When the kids were little, we used Big Agnes bags made for children like the Big Agnes Kids’ Little Red Sleeping Bag. These were wonderful bags, but we now have needed to update to longer lengths as the kids have grown. When replacing their bags, I honestly choose based on what is on sale at the time that gets good reviews and isn’t too heavy. We have purchased a Kelty Cosmic 35 Degree Synthetic Sleeping Bag which we like, and the ALPS Mountaineering Blue Springs Sleeping Bag: 35 Degree Synthetic has worked well too.
One thing to consider is that camping in hot weather may negate the need altogether for a sleeping bag. When we did our Grand Canyon rim to rim hike, we each carried only a thin sheet to sleep in. A sleeping bag would not only have been extra weight, it was way too hot to climb inside at the end of a long day’s hike. Another option you could choose for warm weather hiking is to carry a Sleep Sack which is much thinner and lighter than a traditional sleeping bag. And cheaper too!
You may also choose to carry added sleep gear. For example, I find that carrying the Thermarest Compressible Pillow allows a much better night’s sleep so it is worth the extra weight on my shoulders. And Naomi received an inflatable pillow that she loves. However, everyone else in my family uses their clothes bag as a pillow.

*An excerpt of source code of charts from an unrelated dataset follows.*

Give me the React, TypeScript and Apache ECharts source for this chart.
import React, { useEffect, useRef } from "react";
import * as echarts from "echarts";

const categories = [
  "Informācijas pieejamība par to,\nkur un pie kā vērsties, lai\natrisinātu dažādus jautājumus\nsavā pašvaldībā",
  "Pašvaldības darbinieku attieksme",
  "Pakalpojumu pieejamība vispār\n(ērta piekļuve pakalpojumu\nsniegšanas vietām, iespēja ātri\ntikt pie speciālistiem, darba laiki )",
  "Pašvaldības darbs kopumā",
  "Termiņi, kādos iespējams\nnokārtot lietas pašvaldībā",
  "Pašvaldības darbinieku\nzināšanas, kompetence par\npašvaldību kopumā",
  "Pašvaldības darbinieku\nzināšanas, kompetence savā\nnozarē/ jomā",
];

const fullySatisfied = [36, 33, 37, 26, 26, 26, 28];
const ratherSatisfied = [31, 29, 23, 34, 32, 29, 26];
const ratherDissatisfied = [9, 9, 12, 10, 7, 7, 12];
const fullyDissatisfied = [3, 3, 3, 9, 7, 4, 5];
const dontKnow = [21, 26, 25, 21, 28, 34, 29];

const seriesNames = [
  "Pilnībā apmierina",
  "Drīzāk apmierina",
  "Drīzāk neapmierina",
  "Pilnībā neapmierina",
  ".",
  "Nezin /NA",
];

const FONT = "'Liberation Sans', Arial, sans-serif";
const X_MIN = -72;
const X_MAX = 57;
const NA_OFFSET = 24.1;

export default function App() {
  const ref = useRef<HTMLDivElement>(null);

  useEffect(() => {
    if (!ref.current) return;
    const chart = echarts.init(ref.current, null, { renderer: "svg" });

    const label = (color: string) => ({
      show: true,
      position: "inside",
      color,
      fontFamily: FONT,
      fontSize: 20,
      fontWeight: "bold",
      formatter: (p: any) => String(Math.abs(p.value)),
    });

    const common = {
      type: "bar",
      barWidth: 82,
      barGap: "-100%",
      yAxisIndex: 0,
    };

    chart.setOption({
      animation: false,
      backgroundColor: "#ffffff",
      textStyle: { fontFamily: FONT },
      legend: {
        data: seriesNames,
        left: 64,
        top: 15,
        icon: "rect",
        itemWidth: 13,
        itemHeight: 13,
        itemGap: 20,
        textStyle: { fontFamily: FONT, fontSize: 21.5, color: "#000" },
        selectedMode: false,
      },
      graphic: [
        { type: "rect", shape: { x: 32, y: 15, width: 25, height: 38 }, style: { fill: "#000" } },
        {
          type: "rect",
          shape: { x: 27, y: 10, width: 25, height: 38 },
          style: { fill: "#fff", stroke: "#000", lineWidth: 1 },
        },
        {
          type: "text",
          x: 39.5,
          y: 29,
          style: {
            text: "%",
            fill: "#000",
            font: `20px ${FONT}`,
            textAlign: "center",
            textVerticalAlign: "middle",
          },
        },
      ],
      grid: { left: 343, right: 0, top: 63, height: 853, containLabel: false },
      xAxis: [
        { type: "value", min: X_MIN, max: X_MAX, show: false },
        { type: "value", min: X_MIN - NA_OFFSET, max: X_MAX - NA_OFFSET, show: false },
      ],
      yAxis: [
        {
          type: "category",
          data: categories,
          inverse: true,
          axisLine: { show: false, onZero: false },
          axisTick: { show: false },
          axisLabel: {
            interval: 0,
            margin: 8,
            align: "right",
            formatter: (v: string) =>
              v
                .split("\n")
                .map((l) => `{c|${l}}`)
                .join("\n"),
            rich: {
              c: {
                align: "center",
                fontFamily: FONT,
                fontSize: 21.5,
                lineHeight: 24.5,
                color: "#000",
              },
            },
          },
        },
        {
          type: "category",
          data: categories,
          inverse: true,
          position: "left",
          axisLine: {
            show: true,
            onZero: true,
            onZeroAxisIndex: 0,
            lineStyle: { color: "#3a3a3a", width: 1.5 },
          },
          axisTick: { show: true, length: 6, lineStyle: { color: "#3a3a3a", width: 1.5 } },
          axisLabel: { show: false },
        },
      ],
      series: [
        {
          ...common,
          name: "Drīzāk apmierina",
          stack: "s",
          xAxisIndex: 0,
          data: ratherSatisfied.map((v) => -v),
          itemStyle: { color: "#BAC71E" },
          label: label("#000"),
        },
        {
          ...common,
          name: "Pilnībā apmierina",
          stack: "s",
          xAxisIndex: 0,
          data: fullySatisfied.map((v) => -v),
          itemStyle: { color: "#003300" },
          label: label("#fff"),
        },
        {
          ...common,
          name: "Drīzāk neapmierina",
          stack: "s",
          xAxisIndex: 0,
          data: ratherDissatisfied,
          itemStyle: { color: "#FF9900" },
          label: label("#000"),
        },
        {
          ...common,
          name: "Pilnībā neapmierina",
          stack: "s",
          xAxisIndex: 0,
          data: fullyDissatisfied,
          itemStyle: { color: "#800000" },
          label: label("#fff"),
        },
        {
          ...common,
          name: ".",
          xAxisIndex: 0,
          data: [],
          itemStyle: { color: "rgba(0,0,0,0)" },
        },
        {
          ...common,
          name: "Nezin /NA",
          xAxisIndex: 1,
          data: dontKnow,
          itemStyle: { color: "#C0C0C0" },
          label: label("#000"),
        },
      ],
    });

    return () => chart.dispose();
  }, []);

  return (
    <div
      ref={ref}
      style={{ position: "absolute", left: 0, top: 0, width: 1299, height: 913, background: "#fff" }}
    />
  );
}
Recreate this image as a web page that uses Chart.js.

Another thing to consider when procuring family backpacking sleeping bags- to cut costs, you may be able to rent gear. Our local REI rents sleeping bags so this would be a great option if you are just starting out.
The sleeping bag you choose will influence how well you sleep but you will have to decide whether cost, weight or comfort is the most important feature to your family. Whatever you decide, I hope it brings you many happy nights of sleep under the stars!